Не могли бы вы рассказать о своем уходе из Allure ?

Конечно, оно застало меня врасплох. Хотя в некотором роде это было весело, ведь я каждый божий день была уверена: вот сегодня меня точно уволят из Condé Nast; за 25 лет карьеры я не раз была близка к увольнению. Но когда это случилось на самом деле, оказалась к этому не готова.

Я не хотела, чтобы мой уход определял мою карьеру, ведь по сути она была блестящей, и я любила Condé Nast, и я любила Allure. Я обожала все, что делала. Жаль, что со мной расстались не справились самым элегантным образом. Создание Allure, редактирование, все эти годы – это был потрясающий опыт, и очень повезло, что он у меня был. Я любила людей, с которыми работала. Это то, по чему я скучаю больше всего.

Что было дальше?

Уйдя из Allure , я писала для Стеллы Багби в The Cut, и писала в удовольствие. Мне пришлось переживать многие вещи по-новому. Я работала в Sephora целый день – проводила там время с визажистами, и это было так здорово! Я отправилась в QVC (сеть онлайн-шопинга,ред.), чтобы сделать материал о Джейми Керн Лиме, основательнице It Cosmetics, и наблюдала, как она рассказывает о продуктах, продает их, общается с потребителями. Это было потрясающе. QVC пришлось силком вытаскивать меня оттуда, потому что мне хотелось жить там сутками.

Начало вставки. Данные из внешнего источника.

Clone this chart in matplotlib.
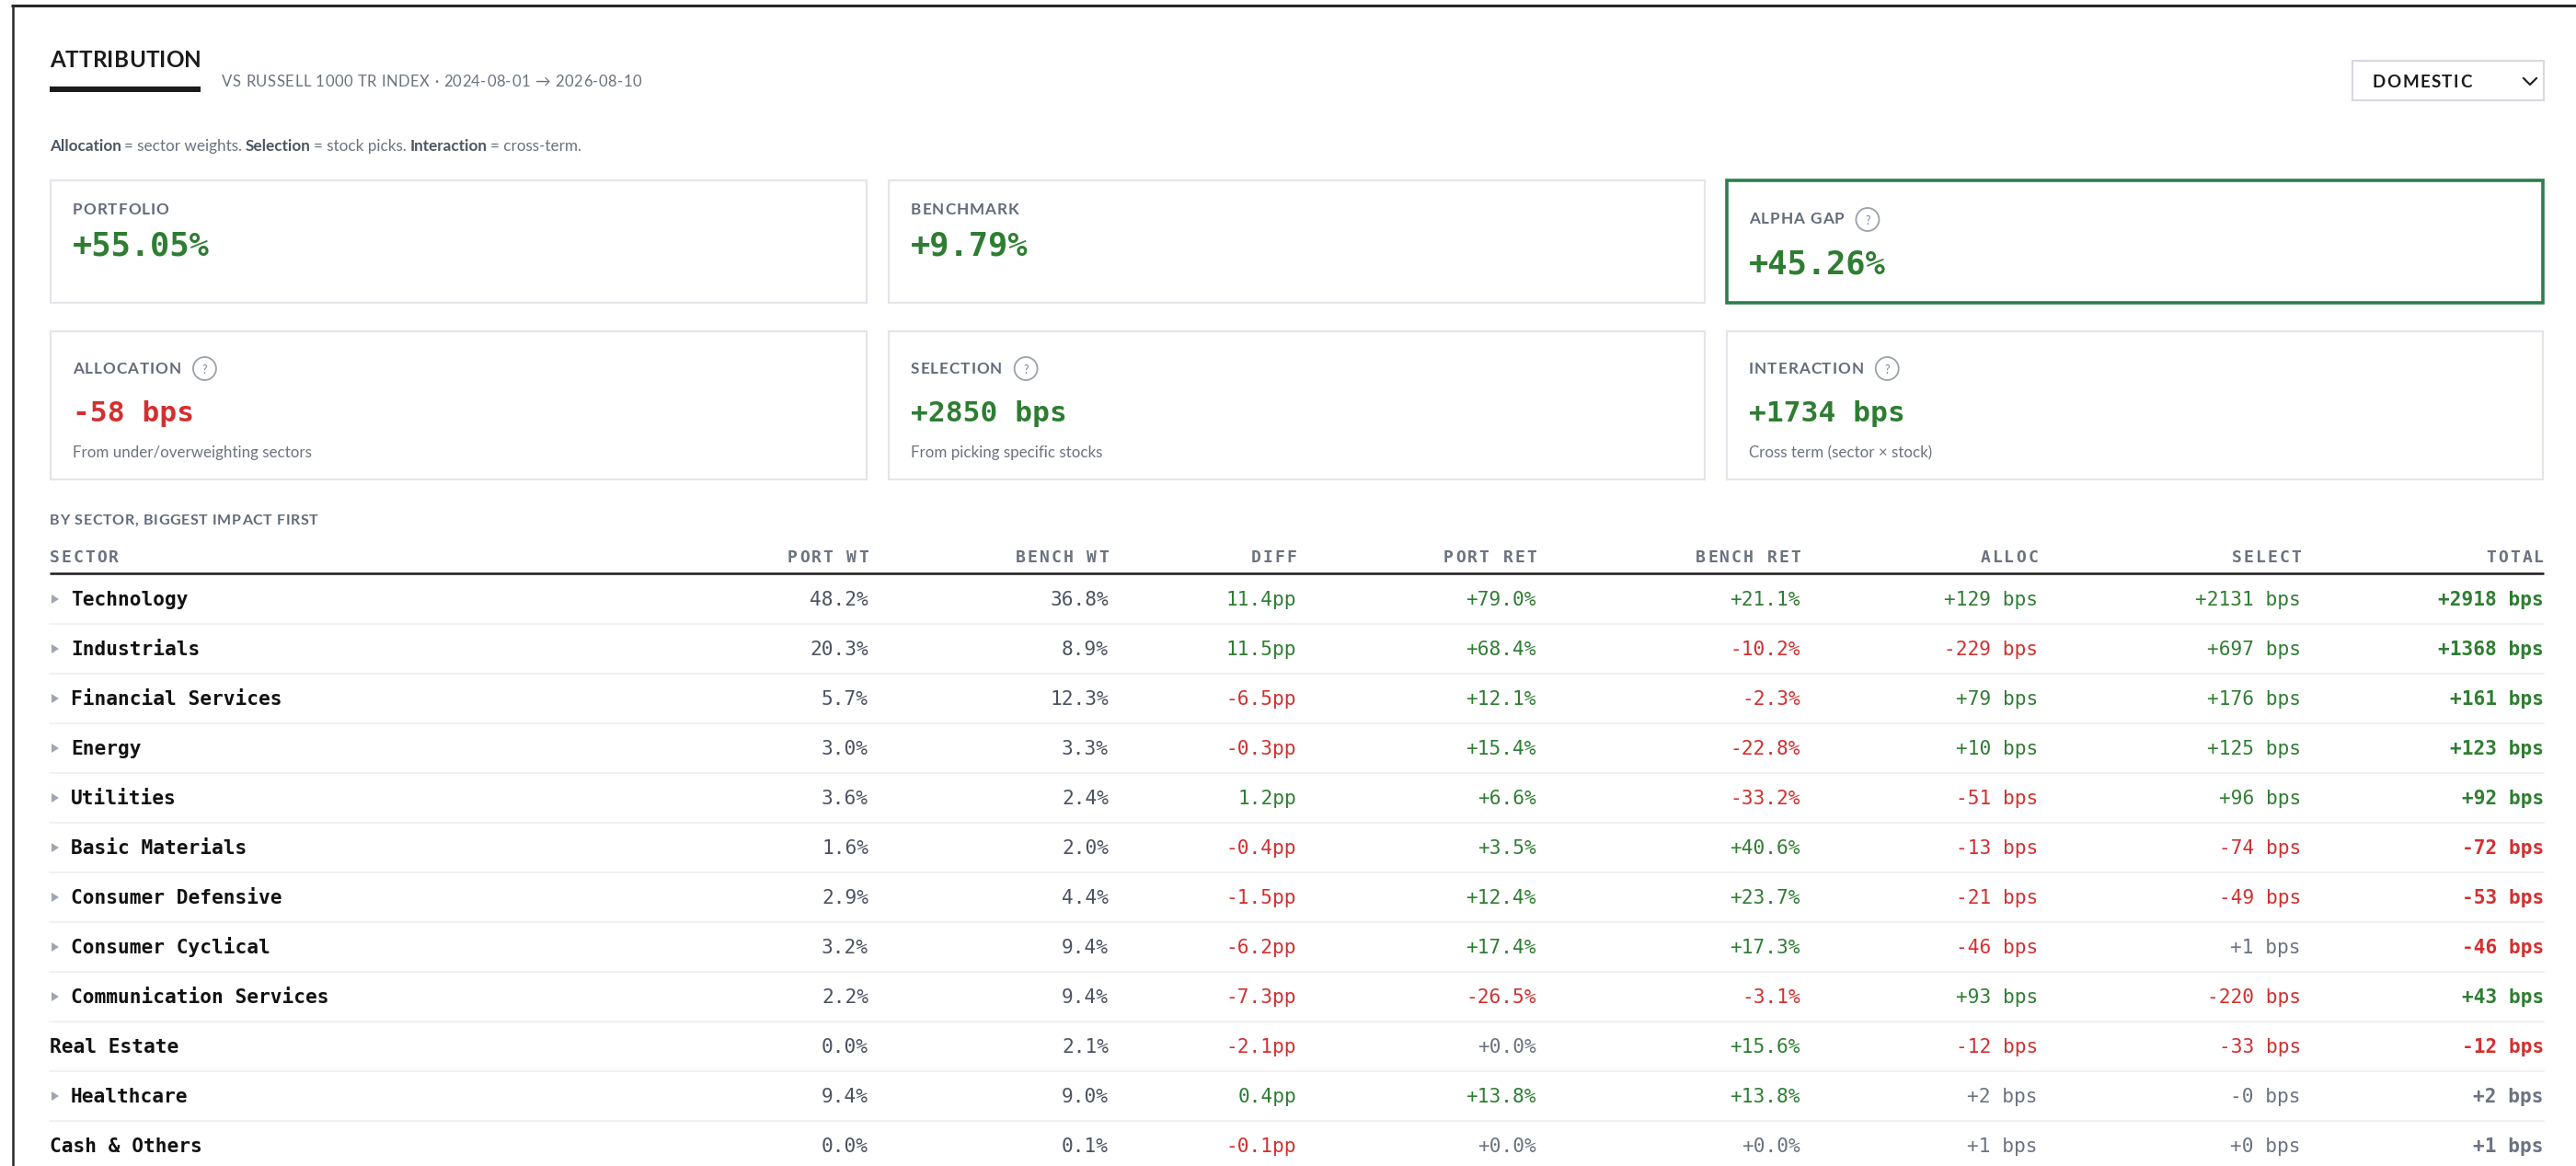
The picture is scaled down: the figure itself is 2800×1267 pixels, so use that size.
import matplotlib
matplotlib.use("Agg")
import matplotlib.pyplot as plt
from matplotlib.patches import Rectangle, Circle, Polygon
from matplotlib.font_manager import FontProperties, findfont
from matplotlib.ft2font import FT2Font

# ---- data ----
sectors = ["Technology", "Industrials", "Financial Services", "Energy", "Utilities",
           "Basic Materials", "Consumer Defensive", "Consumer Cyclical",
           "Communication Services", "Real Estate", "Healthcare", "Cash & Others"]
expandable = [True, True, True, True, True, True, True, True, True, False, True, False]
port_wt = [48.2, 20.3, 5.7, 3.0, 3.6, 1.6, 2.9, 3.2, 2.2, 0.0, 9.4, 0.0]
bench_wt = [36.8, 8.9, 12.3, 3.3, 2.4, 2.0, 4.4, 9.4, 9.4, 2.1, 9.0, 0.1]
diff_pp = [11.4, 11.5, -6.5, -0.3, 1.2, -0.4, -1.5, -6.2, -7.3, -2.1, 0.4, -0.1]
port_ret = [79.0, 68.4, 12.1, 15.4, 6.6, 3.5, 12.4, 17.4, -26.5, 0.0, 13.8, 0.0]
bench_ret = [21.1, -10.2, -2.3, -22.8, -33.2, 40.6, 23.7, 17.3, -3.1, 15.6, 13.8, 0.0]
alloc_bps = [129, -229, 79, 10, -51, -13, -21, -46, 93, -12, 2, 1]
select_bps = [2131, 697, 176, 125, 96, -74, -49, 1, -220, -33, -0.0, 0]
total_bps = [2918, 1368, 161, 123, 92, -72, -53, -46, 43, -12, 2, 1]

columns = ["SECTOR", "PORT WT", "BENCH WT", "DIFF", "PORT RET", "BENCH RET",
           "ALLOC", "SELECT", "TOTAL"]

return_labels = ["PORTFOLIO", "BENCHMARK", "ALPHA GAP"]
return_values = [55.05, 9.79, 45.26]
effect_labels = ["ALLOCATION", "SELECTION", "INTERACTION"]
effect_bps = [-58, 2850, 1734]
effect_notes = ["From under/overweighting sectors", "From picking specific stocks",
                "Cross term (sector \u00d7 stock)"]

# ---- style ----
DPI = 100
W, H = 2800, 1267
SANS = "Lato"
MONO = "DejaVu Sans Mono"
GREEN = "#2e7d32"
RED = "#d32f2f"
NEUTRAL = "#6b7280"
WT = "#4b5262"
LABEL = "#626a7a"
BORDER = "#e3e5ea"
INK = "#1b1b1b"

fig = plt.figure(figsize=(W / DPI, H / DPI), dpi=DPI)
ax = fig.add_axes([0, 0, 1, 1])
ax.set_xlim(0, W)
ax.set_ylim(H, 0)
ax.axis("off")

_ft = {}


def adv(s, family=SANS, weight="normal", size=10):
    """Sum of glyph advances in pixels."""
    total = 0.0
    for c in s:
        for fam in (family, "DejaVu Sans"):
            key = (fam, weight)
            if key not in _ft:
                _ft[key] = FT2Font(findfont(FontProperties(family=fam, weight=weight)))
            f = _ft[key]
            if f.get_char_index(ord(c)):
                f.set_size(size, 72)
                total += f.load_char(ord(c)).linearHoriAdvance / 65536
                break
    return total * DPI / 72


def put(x, y, s, size, color, family=SANS, weight="normal", ha="left", track=0.0):
    fam = [family, "DejaVu Sans"]
    if not track:
        ax.text(x, y, s, fontsize=size, color=color, family=fam, fontweight=weight,
                ha=ha, va="baseline")
        return x + adv(s, family, weight, size)
    widths = [adv(c, family, weight, size) for c in s]
    total = sum(widths) + track * (len(s) - 1)
    if ha == "right":
        x -= total
    pen = x
    for c, w in zip(s, widths):
        if c != " ":
            ax.text(pen, y, c, fontsize=size, color=color, family=fam,
                    fontweight=weight, ha="left", va="baseline")
        pen += w + track
    return pen - track


def qmark(cx, cy):
    ax.add_patch(Circle((cx, cy), 12.5, fill=False, ec="#9aa1ad", lw=1.3))
    ax.text(cx, cy + 1, "?", fontsize=9, color="#7b8190", ha="center", va="center",
            family=SANS)


# ---- frame ----
ax.plot([12, W], [5.5, 5.5], color="#2a2a2a", lw=2.2, solid_capstyle="butt")
ax.plot([13.5, 13.5], [5, H], color="#2a2a2a", lw=1.8, solid_capstyle="butt")

# ---- header ----
put(54, 73, "ATTRIBUTION", 17.5, INK, weight="bold", track=0.2)
ax.add_patch(Rectangle((54, 94), 164, 6, color=INK, lw=0))
put(241, 94, "VS RUSSELL 1000 TR INDEX \u00b7 2024-08-01 \u2192 2026-08-10", 12, NEUTRAL,
    track=0.5)

ax.add_patch(Rectangle((2557, 66), 208, 43, fill=False, ec="#d7d9df", lw=1.5))
put(2579, 95, "DOMESTIC", 13.5, INK, weight="bold", track=1.4)
ax.plot([2743, 2750, 2757], [85, 92, 85], color=INK, lw=1.5)

pen = 54
NOTE_FS = 12.3
for part, bold in [("Allocation", True), (" = sector weights. ", False),
                   ("Selection", True), (" = stock picks. ", False),
                   ("Interaction", True), (" = cross-term.", False)]:
    wt = "bold" if bold else "normal"
    lead = len(part) - len(part.lstrip())
    pen += adv(part[:lead], SANS, wt, NOTE_FS)
    put(pen, 164, part.strip(), NOTE_FS, "#4b5563" if bold else NEUTRAL, weight=wt)
    pen += adv(part[lead:], SANS, wt, NOTE_FS)

# ---- summary cards ----
card_x = [55, 966, 1877]
card_w = 887
for i in range(3):
    x = card_x[i]
    alpha = return_labels[i] == "ALPHA GAP"
    ax.add_patch(Rectangle((x, 196), card_w, 133, fill=False,
                           ec="#2e7d4f" if alpha else BORDER, lw=2.6 if alpha else 1.5))
    dy = 10 if alpha else 0
    end = put(x + 24, 233 + dy, return_labels[i], 12.3, LABEL, weight="bold", track=1.0)
    if alpha:
        qmark(end + 26, 238.5)
    v = return_values[i]
    put(x + 24, 278 + (19 if alpha else 0), f"{v:+.2f}%", 25.5,
        GREEN if v >= 0 else RED, family=MONO, weight="bold")

for i in range(3):
    x = card_x[i]
    ax.add_patch(Rectangle((x, 360), card_w, 161, fill=False, ec=BORDER, lw=1.5))
    end = put(x + 24, 406, effect_labels[i], 12.3, LABEL, weight="bold", track=1.0)
    qmark(end + 26, 400.5)
    v = effect_bps[i]
    put(x + 24, 458, f"{v:+d} bps", 22.5, GREEN if v >= 0 else RED,
        family=MONO, weight="bold")
    put(x + 24, 497, effect_notes[i], 12.2, NEUTRAL)

# ---- sector table ----
put(54, 570, "BY SECTOR, BIGGEST IMPACT FIRST", 11.5, LABEL, weight="bold", track=0.7)

col_right = [944, 1205, 1409, 1670, 1957, 2215, 2501, 2765]
put(54, 611, columns[0], 13, NEUTRAL, family=MONO, weight="bold", track=2.0)
for name, xr in zip(columns[1:], col_right):
    put(xr, 611, name, 13, NEUTRAL, family=MONO, weight="bold", ha="right", track=2.0)
ax.plot([54, 2765], [623, 623], color=INK, lw=1.8, solid_capstyle="butt")

ROW_TOP, ROW_H = 624, 54


def sign_color(v, neutral_band=0.0):
    if abs(v) <= neutral_band:
        return NEUTRAL
    return GREEN if v > 0 else RED


TS = 15.2
for i, name in enumerate(sectors):
    base = 658 + ROW_H * i
    mid = ROW_TOP + ROW_H * (i + 0.5)
    if i < len(sectors) - 1:
        ax.plot([54, 2765], [ROW_TOP + ROW_H * (i + 1)] * 2, color="#efeff1", lw=1.2)
    if expandable[i]:
        ax.add_patch(Polygon([[56, mid - 5], [56, mid + 5], [64, mid]],
                             closed=True, color="#a0a6b0", lw=0))
        put(77, base, name, TS, "#111111", family=MONO, weight="bold")
    else:
        put(54, base, name, TS, "#111111", family=MONO, weight="bold")

    cells = [
        (f"{port_wt[i]:.1f}%", WT, "normal"),
        (f"{bench_wt[i]:.1f}%", WT, "normal"),
        (f"{diff_pp[i]:.1f}pp", sign_color(diff_pp[i]), "normal"),
        (f"{port_ret[i]:+.1f}%", sign_color(port_ret[i]), "normal"),
        (f"{bench_ret[i]:+.1f}%", sign_color(bench_ret[i]), "normal"),
        (f"{alloc_bps[i]:+.0f} bps", sign_color(alloc_bps[i], 4), "normal"),
        (f"{select_bps[i]:+.0f} bps", sign_color(select_bps[i], 4), "normal"),
        (f"{total_bps[i]:+.0f} bps", sign_color(total_bps[i], 4), "bold"),
    ]
    for (txt, col, wt), xr in zip(cells, col_right):
        put(xr, base, txt, TS, col, family=MONO, weight=wt, ha="right")

fig.savefig("out.png", dpi=DPI, facecolor="white")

В 2017 году я стал креативным директором Revlon. В то время генеральный директор хотел создать престижную линию макияжа, следуя инди-бьюти-модели: – быстро выводить средства на рынок, точечно и энергично. Так что я вызвалась. Было невероятно увлекательно создавать линейку (Уэллс назвала ее Flesh) – такой опыт! Вообще, существует множество бьюти-мифов. Бьюти-редакторы иногда думают, что макияж не меняется, а производитель лишь меняет этикетки. Я выяснила, что это не совсем так. Кто угодно может обратиться к разработчику рецептур, и этот он воспроизвести любую линейку, о которой вам приходилось слышать, но каждый бренд меняет и формулу, и оттенки, и привносит свое видение в продукты.

Я нашла индустрию увлекательной и прониклась большим уважением к косметическим компаниям, ведь от создания средств до того, кк они попадут в руки покупателям, проходит множество времени и сложностей. Раньше я как журналист постоянно думала: почему не каждый бренд создает тональные средства с SPF? – Это же так безответственно. Оказывается, действительно сложно ввести SPF в продукт, потому что это влияет на цвет и текстуру.

Как вы думаете, бьюти-индустрия сейчас на пике?

Рынок довольно насыщен. Но вряд ли кто-то действительно ожидал, что Кардашьян-Дженнеры станут бьюти-магнатами. А поди ж ты!

Что вы думаете о постоянных звездных запусках косметики?

Все смотрят на бьюти-индустрию красоты и думают: я тоже хочу как Glossier, и пусть мой бренд оценят в миллиард долларов, я разбогатею – и потом уйду на покой, чтобы никогда больше не возвращаться к помадам или сывороткам. Такой вот оппортунизм. Я в самом деле думаю, что тут замешан циничный подход: "Ничего сложного, прибыль высокая, можно хорошо заработать, легко начать – и быстро закончить".

Абсолютно понятно место семьи Кардашьян в бьюти-мире, совершенно очевидно, что Рианна выпускает Fenty Beauty не просто так. Это прекрасные примеры подхода, опыта, мыслей, знаний, вложенных в процесс. К услугам Рианны была команда Kendo, бьюти-инкубатор LVMH, – выдающиеся ребята. Но это, скорее, исключение. Однажды проснуться и решить: "А почему бы не поставить свое имя на какой-нибудь флакончик?" – так себе идея. В один момент должен случиться естественный отбор, и выживут не все. По моим ощущениям, мы близки к точке перенасыщения, потому что брендов столько – не упомнить. Это действительно сложный бизнес, и зачастую даже прекрасные идеи и средства не выстреливают.

Но есть и то, что срабатывает вопреки правилам. И я стараюсь искать во всем позитив. Скепсиса не отнять, ведь я журналист, но я верю, что добро все же победит. Мне нравится наблюдать, как это происходит.